Of course the phone kept ringing, newspapers did their thing. I remember one popular Gujarati daily having a photo of a terrace taken from many terraces away with what seemed to be the vague figure of a man wearing something white having something in his hand and the following (translated) headline on their front page: “Who is this gun wielding Muslim?”. We returned to our home after a week or so, I remember being about to enter our door when one of our next-door neighbours saw us and screamed aloud: “Lo bhagode aa gaye vapas” (‘See, those who ran have returned’).

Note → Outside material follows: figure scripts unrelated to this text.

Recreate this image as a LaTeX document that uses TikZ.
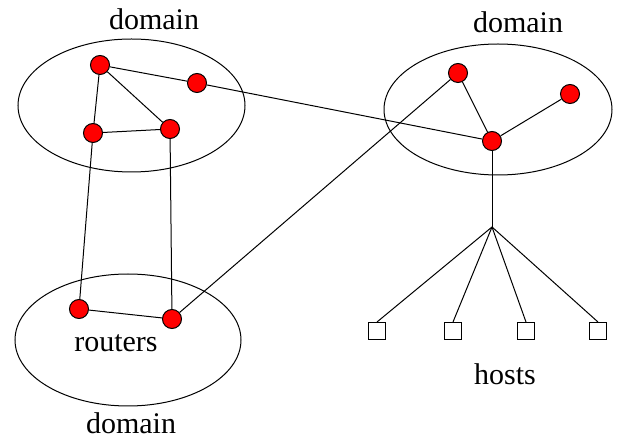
\documentclass[tikz,border=0pt]{standalone}
\usepackage{fontspec}
\setmainfont{Liberation Serif}
\usetikzlibrary{shapes.geometric}
\tikzset{
	router/.style={circle,draw,fill=red,line width=0.75pt,inner sep=0pt,minimum size=14.25pt},
	host/.style={rectangle,draw,line width=0.75pt,inner sep=0pt,minimum size=12.75pt},
	domainshape/.style={ellipse,draw,line width=0.75pt,inner sep=0pt},
	lbl/.style={font=\fontsize{22.5}{27}\selectfont}
}

\begin{document}
\begin{tikzpicture}[x=0.75pt,y=-0.75pt,line width=0.75pt]
		\useasboundingbox (0,0) rectangle (621,441);
		\node[domainshape,minimum width=170.25pt,minimum height=99.75pt] (dom1) at (131.5,105.5) {};
		\node[domainshape,minimum width=171pt,minimum height=98.25pt] (dom2) at (498,109.5) {};
		\node[domainshape,minimum width=169.5pt,minimum height=99pt] (dom3) at (128,340) {};
		\node[lbl] (lab1) at (154,19) {domain};
		\node[lbl] (lab2) at (518,22) {domain};
		\node[lbl] (lab3) at (131,423) {domain};
		\node[lbl] (labr) at (116,343) {routers};
		\node[lbl] (labh) at (505,374) {hosts};
		\node[router] (a) at (100,65) {};
		\node[router] (b) at (197,83) {};
		\node[router] (c) at (93,133) {};
		\node[router] (d) at (170,129) {};
		\node[router] (e) at (458,73) {};
		\node[router] (f) at (570,94) {};
		\node[router] (g) at (492,141) {};
		\node[router] (h) at (79,309) {};
		\node[router] (i) at (172,319) {};
		\coordinate (j) at (492,227);
		\node[host] (h1) at (377,331) {};
		\node[host] (h2) at (453,331) {};
		\node[host] (h3) at (526,331) {};
		\node[host] (h4) at (598,331) {};
		\draw (a) -- (b);
		\draw (a) -- (c);
		\draw (a) -- (d);
		\draw (c) -- (d);
		\draw (b) -- (g);
		\draw (e) -- (g);
		\draw (f) -- (g);
		\draw (c) -- (h);
		\draw (d) -- (i);
		\draw (h) -- (i);
		\draw (i) -- (e);
		\draw (g) -- (j);
		\draw (j) -- (h1.north);
		\draw (j) -- (h2.north);
		\draw (j) -- (h3.north);
		\draw (j) -- (h4.north);
	\end{tikzpicture}
\end{document}
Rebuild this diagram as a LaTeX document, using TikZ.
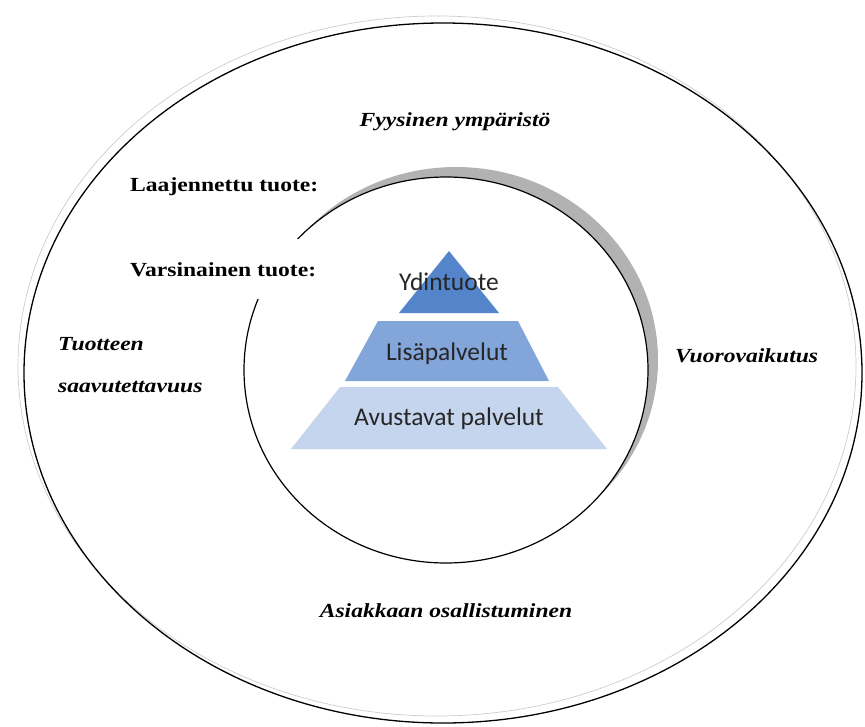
\documentclass[tikz,border=0pt]{standalone}
\usepackage{fontspec}
\usetikzlibrary{positioning}
\newfontfamily\labelfont[FakeStretch=1.18]{Liberation Serif}
\newfontfamily\levelfont{Carlito}
\definecolor{coreblue}{RGB}{84,132,202}
\definecolor{midblue}{RGB}{130,165,218}
\definecolor{baseblue}{RGB}{198,213,238}
\tikzstyle{tag} = [inner sep=0pt, font=\labelfont\bfseries\fontsize{20}{24}\selectfont]
\tikzstyle{theme} = [inner sep=0pt, font=\labelfont\bfseries\itshape\fontsize{20}{24}\selectfont]
\tikzstyle{level} = [inner sep=0pt, text=black!85, font=\levelfont\fontsize{25.5}{30}\selectfont]
\tikzstyle{ring} = [draw=black, line width=1.2pt]
\begin{document}
\begin{tikzpicture}[x=1pt, y=-1pt]
    \useasboundingbox (0,0) rectangle (865,726);
    % Outer ring with its faint second line
    \draw [gray!40, line width=0.7pt] (437,366) ellipse [x radius=419pt, y radius=350pt];
    \draw [line width=1.3pt] (443,373) ellipse [x radius=419pt, y radius=350pt];
    % Inner ring with shadow
    \fill [gray!60] (456,360) ellipse [x radius=202pt, y radius=193pt];
    \fill [white] (446,370) ellipse [x radius=202pt, y radius=193pt];
    \draw [ring] (446,370) ellipse [x radius=202pt, y radius=193pt];
    % Pyramid
    \fill [coreblue] (449,251) -- (499,313) -- (399,313) -- cycle;
    \fill [midblue] (378,321) -- (518,321) -- (549,381) -- (345,381) -- cycle;
    \fill [baseblue] (340,387) -- (558,387) -- (607,449) -- (291,449) -- cycle;
    \node [level, anchor=base] (ydin) at (449,290) {Ydintuote};
    \node [level, anchor=base] (lisa) at (447,360) {Lisäpalvelut};
    \node [level, anchor=base] (avustavat) at (449,425) {Avustavat palvelut};
    % Place labels
    \node [theme, anchor=base] (fyysinen) at (455,126) {Fyysinen ympäristö};
    \node [tag, anchor=base west] (laajennettu) at (130,191) {Laajennettu tuote:};
    \node [tag, anchor=base west, fill=white, minimum height=60pt] (varsinainen) at (130,276) {Varsinainen tuote:};
    \node [theme, anchor=base west] (tuotteen) at (58,350) {Tuotteen};
    \node [theme, anchor=base west] (saavutettavuus) at ([yshift=-42pt]tuotteen.base west) {saavutettavuus};
    \node [theme, anchor=base west] (vuoro) at (675,362) {Vuorovaikutus};
    \node [theme, anchor=base] (asiakkaan) at (446,617) {Asiakkaan osallistuminen};
\end{tikzpicture}
\end{document}
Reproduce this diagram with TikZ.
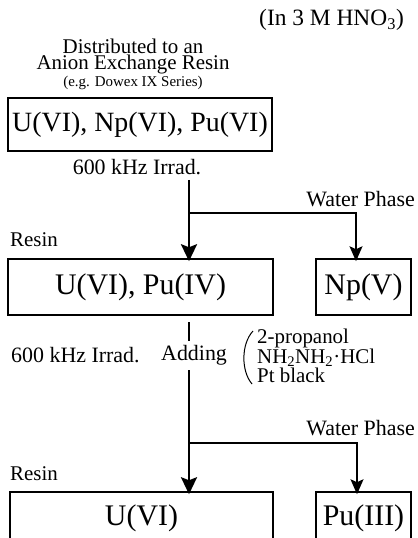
\documentclass[tikz,border=0pt]{standalone}
\usepackage{fontspec}
\setmainfont{Liberation Serif}
\usetikzlibrary{arrows.meta}
\begin{document}
\begin{tikzpicture}[x=1bp,y=-1bp,
  box/.style={draw, line width=1.5bp, inner sep=0pt, font=\fontsize{30}{30}\selectfont},
  lbl/.style={inner sep=0pt, font=\fontsize{22}{22}\selectfont},
  mainarrow/.style={line width=2.5bp, -{Stealth[length=17bp, width=16bp, inset=3bp]}},
  brancharrow/.style={line width=1.5bp, -{Stealth[length=15bp, width=13bp, inset=3bp]}},
  stem/.style={line width=2.5bp}]
\useasboundingbox (0,0) rectangle (417,538);
\clip (0,0) rectangle (417,538);
% header texts
\node[inner sep=0pt, anchor=base east, font=\fontsize{23.5}{23.5}\selectfont] (hno) at (404,26) {(In 3 M HNO\textsubscript{3})};
\node[inner sep=0pt, anchor=north, align=center, font=\fontsize{21}{16.5}\selectfont] (hdr) at (133,38.5)
  {Distributed to an\\Anion Exchange Resin\\{\fontsize{15}{16}\selectfont (e.g. Dowex IX Series)}};
% boxes
\node[box, font=\fontsize{28}{28}\selectfont, minimum width=264bp, minimum height=53bp] (b1) at (140,124.5) {U(VI), Np(VI), Pu(VI)};
\node[box, minimum width=265bp, minimum height=56bp] (b2) at (140.5,287) {U(VI), Pu(IV)};
\node[box, minimum width=95bp, minimum height=56bp] (np) at (363.5,287) {Np(V)};
\node[box, minimum width=263bp, minimum height=52bp] (b3) at (141.5,518) {U(VI)};
\node[box, minimum width=95bp, minimum height=52bp] (pu) at (363.5,518) {Pu(III)};
% labels
\node[lbl] (irr1) at (137,167) {600 kHz Irrad.};
\node[lbl, anchor=east] (wp1) at (415,199) {Water Phase};
\node[lbl, anchor=west, font=\fontsize{21}{21}\selectfont] (res1) at (10,240) {Resin};
\node[lbl, anchor=west] (irr2) at (11,355) {600 kHz Irrad.};
\node[lbl, anchor=west] (add) at (161,355) {Adding};
\node[lbl, anchor=north west, align=left, font=\fontsize{21}{18.5}\selectfont] (reag) at (257,329)
  {2-propanol\\NH\textsubscript{2}NH\textsubscript{2}·HCl\\Pt black};
\node[lbl, anchor=east] (wp2) at (415,428) {Water Phase};
\node[lbl, anchor=west, font=\fontsize{21}{21}\selectfont] (res2) at (10,474) {Resin};
% connectors
\coordinate (s1) at (189,180);
\coordinate (j1) at (189,213);
\coordinate (t1) at (356,213);
\draw[mainarrow] (s1) -- ([yshift=-3bp]s1 |- b2.north);
\draw[brancharrow] (j1) -- (t1) -- ([yshift=-3bp]t1 |- np.north);
\coordinate (s2) at (189,322);
\coordinate (e2) at (189,341);
\draw[stem] (s2) -- (e2);
\coordinate (s3) at (189,370);
\coordinate (j2) at (189,443);
\coordinate (t2) at (357,443);
\draw[mainarrow] (s3) -- ([yshift=-3bp]s3 |- b3.north);
\draw[brancharrow] (j2) -- (t2) -- ([yshift=-3bp]t2 |- pu.north);
% bracket
\coordinate (bt) at (253,331);
\coordinate (bb) at (252,384);
\draw[line width=1bp] (bt) .. controls (241,344) and (241,371) .. (bb);
\end{tikzpicture}
\end{document}
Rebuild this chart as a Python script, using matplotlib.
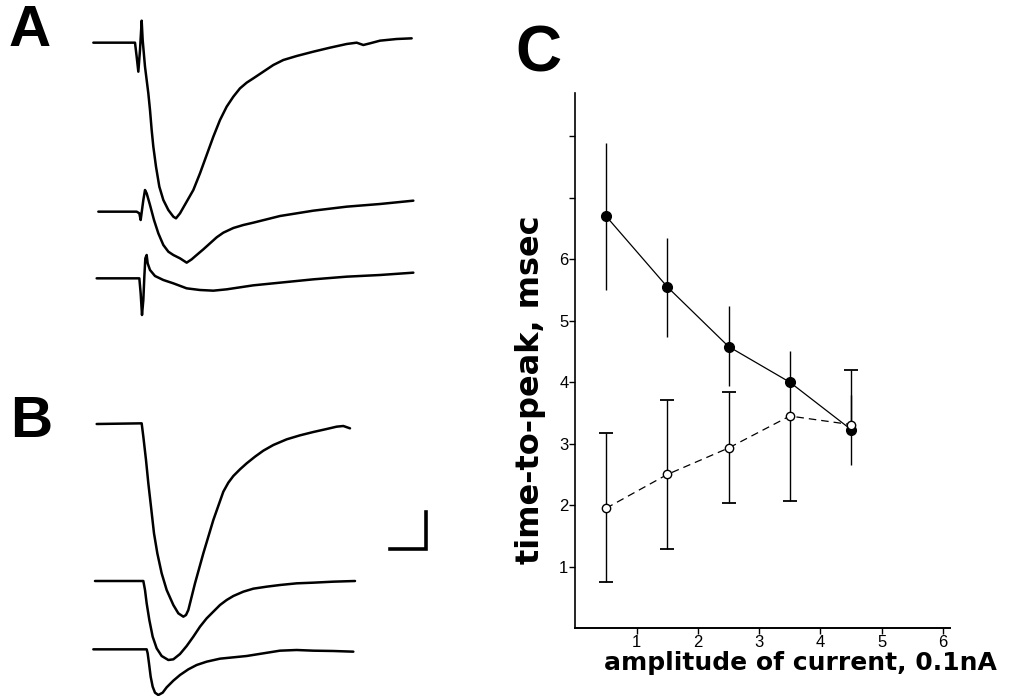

There had been no damage done to our lane but a few homes had been vandalized in the vicinity. One of them belonged to a school friend and classmate of mine, “One of the neighbours took our TV”, he told me much later. A few days after returning, I remember my mother speaking to a family-friend aunty from our previous home - the one we had fled in 1992. She said they were so scared for their lives during the thick of the riots and there were strong rumours of trucks full of Muslims coming to burn them from Juhapura. I think I almost laughed. I also remember how one night, many months later, when my father and I opened the door to the room where my mother was sleeping, she woke up and started howling at the top of her voice. She thought we were rioters who came to kill her. After pacifying her then, we eventually laughed it off over the years.

Soon after, my parents began working at riot relief camps. I remember my mother going to those camps quite often. I had been once, some NGO was getting kids there to draw. I remember this one girl having drawn a red haired monster. Soon my dad revived his old NGO and took it up full-time with my mother. I remember this one survey my father got conducted with some pedestrians around Ahmedabad. One of the questions was: “What do you think of Juhapura?" (the same area we had escaped to). Answers ranged from: “It’s mini-Pakistan” to “There is a helipad there where helicopters from Pakistan bring missiles for war with India”.

Life moved on. Social activists began coming home, some film folk came too, there was lots of activity. An year later, mom and I finally left my father. Much later I discovered what had triggered that high a sense of empowerment and confidence within her after having been trodden upon for so long. She told me that in one of her visits to the relief camps, a woman came up to her and began howling: “Aap educated Muslim aurat hai, aap hamari haalat dekho, aap hamari madad nahi karenge toh kaun karega!”. That moment, she was liberated! The pain of 2002, the pain of that woman gave her a strange sense of empowerment. She realized that she did not need to bear anything, her pain wasn't the largest, she could be free, she could empower others too, she could still have a happy life!

Eventually she joined an iNGO and soon started the Bharatiya Muslim Mahila Andolan (Some of you may know the name from the recent Haji Ali and Triple Talaq cases). I was 15 when we left my father. Life became shockingly kind to me ever since I got out from those clutches. It was truly beautiful, I wasn’t good-for-nothing as I had been made to believe, I had skills too, I was liked too. After this ordeal, a lot of acquaintances too opened up to me on their respective domestic issues, I realized I wasn’t alone. After a period of selfish enjoyment to satiate my sense of being deprived, I became really passionate about empowering young people and started a non-profit named ‘The Difference’. We worked for 6 years with about 6000 College youth on educating them about issues such as Communalism, Gender, citizenship, even happiness.